Nina, il nome della protagonista, è una donna di 35 anni. che vive a Milano, ma calabrese di nascita, sposata, con un passato da impiegata ed un presente di vita borghese, con un marito manager in ascesa. Vito Carnimeo inizia la sua storia in medias res: Nina litiga furiosamente con Sergio, il marito, a causa della relazione con un’amante, Stella (la gattamorta, come l’appella Nina), che ha messo incinta, venendo da lui estromessa dalla casa coniugale di sua esclusiva proprietà.

Sola e senza alcun aiuto, pensa di rivolgersi alle sue più care amiche, di origine pugliese, Carmen e Assunta, per essere ospitata da loro, una testimonianza di solidarietà femminile. Purtroppo nessuna delle due può aiutarla: una a causa del marito, l’altra dei cani. Che la solidarietà femminile sia solo una leggenda?

Scorrendo sul display del telefonino, Nina nota il numero di Informatico pazzo: lui l’avrebbe certamente ospitata, in zona Lorenteggio. Informatico pazzo è Matteo – un informatico atipico, essendo laureato in lettere – un ex collega di lavoro, coetaneo, con cui circa un anno prima, nel 2019, Nina aveva avuto una breve relazione sentimentale.

Delineato il quadro iniziale con l’arrivo di Nina a casa di Matteo, Carnimeo ci conduce alla scoperta dei due personaggi attraverso un “gioco della verità” che consente ai due protagonisti di scavare nel proprio passato e di condividerlo con l’altro/a: dall’infanzia calabrese di lei e quella pavese di lui ai rapporti con i rispettivi padri; dal mondo “mitico” dei nonni contadini alle esperienze adolescenziali e giovanili con fratelli ed amici.

Nei giorni duri del lockdown dell’inverno/primavera 2020/21, vivendo gomito a gomito nello stesso appartamento, Nina e Matteo sviluppano una forte amicizia amorosa, una forma “addomesticamento”: è proprio Nina a citare Le petit prince di Antoine de Saint Exupery (pp. 96-97). 

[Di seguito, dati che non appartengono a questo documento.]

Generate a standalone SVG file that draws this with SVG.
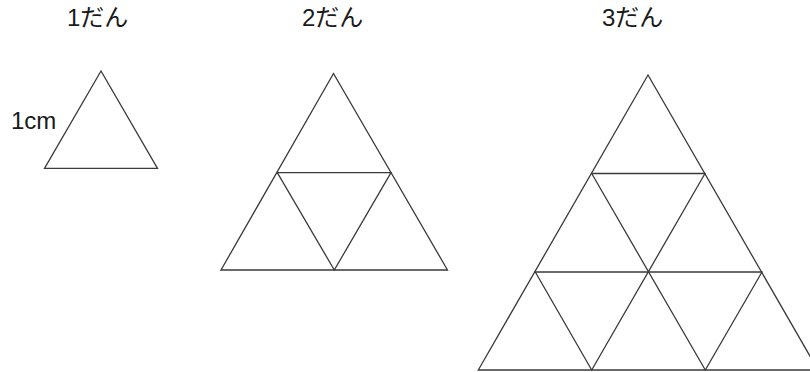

Piano piano la loro storia nasce e cresce in modo spontaneo e naturale, coronata da una gravidanza, tanto gradita quanto imprevista, ritenendosi Nina sterile. Parallelamente Sergio, chiusa la sua storia con Stella che, invece, aveva iniziato a portare avanti una gravidanza isterica, vuole riprendersi sua moglie o, più probabilmente, impedirle altre storie, contattandola mediante le sue amiche.


Tanti e profondi i dubbi di Nina sulla sua relazione con Matteo e sul suo futuro: l’epilogo non è prevedibile da parte del lettore (né qui viene svelato). Esso è la testimonianza del percorso di formazione e di crescita che la protagonista ha vissuto nel romanzo, anche se va a finire sui giornali come fatto di cronaca, ampiamente travisato.


L’amore al tempo della pandemia, opera prima di Vito Carnimeo, si fa leggere con tanta passione per una storia che sicuramente molto oggi insegna. Lo stile di scrittura fa vivere i personaggi e la storia in modo immediato; fluente è il ritmo della narrazione della vita dei protagonisti, realizzato con un lessico sempre appropriato.

I loro flashback sulle vite passate sono il modo per spiegare i loro comportamenti nel presente, ma anche il modo per entrare ognuno nella vita dell’altro, empaticamente: Nina entra nella vita di Matteo senza bussare” perché le ha “già aperto” e Matteo entra nel cuore di Nina “senza bussare” perché lei gli ha “già aperto”. Il loro appare – al lettore “semplice” con reminiscenze sartriane, già presenti nel titolo di questa recensione – un “amore necessario”, non causato alle mere contingenze, né scalfito da esse.

Il “messaggio” del volume è proprio nel distico finale, tratto dalla poetessa polacca Wislawa Szymborska (1923 – 2012) riportato al centro di una pagina bianca: “Morire quanto necessario, senza eccedere. Rinascere quanto occorre da ciò che si è salvato”. Forse.